The structures and properties of circumtrindene derivatives were studied at M062X/6-31+G(d,p) level of theory. The UV spectra of compounds were simulated by TD DFT methods. The calculated values of λmax (344 nm to 403 nm) were attributed to HOMO to LUMO electronic transitions of compounds. The frontier molecular orbitals have been studied based on NBO calculations and the results were used to estimate the HOMO—LUMO energy gap, ionization potential, electron affinity, electronegativity, electrophilicity index, global hardness, softness, and chemical potential of the compounds. Among the studied derivatives, the structure containing pyridine and furan rings possessed the highest ionization energy (9.007 eV), electron affinity (2.667 eV), electronegativity (5.837 eV), and was the most polar molecule.

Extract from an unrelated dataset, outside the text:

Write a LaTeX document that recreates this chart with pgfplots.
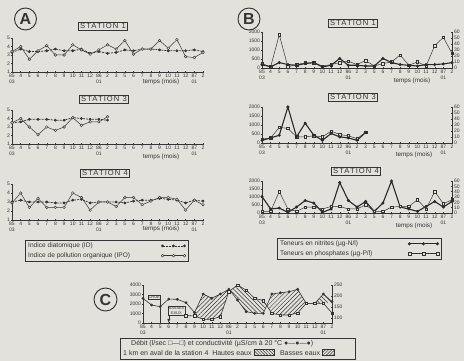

In addition, compound 7 had the smallest chemical potential (–5.837 eV), polarizability (328.560 a.u.) and the lowest energy levels of HOMO (–8.3672 eV) and LUMO (–3.3062 eV) orbitals. While the derivative having pyrrole rings had the highest softness (0.172 e/V), chemical potential (–4.272 eV), and the greatest λmax (403 nm) in the UV spectrum. In addition, this compound had the lowest hardness (2.912 eV), ionization energy (7.184 eV) and electronegativity (4.272 eV). Also, the aromaticity of individual rings was evaluated by calculating NICS and HOMHED indices. The NICS results showed that the peripheral 6-membered rings represented the best aromatic properties.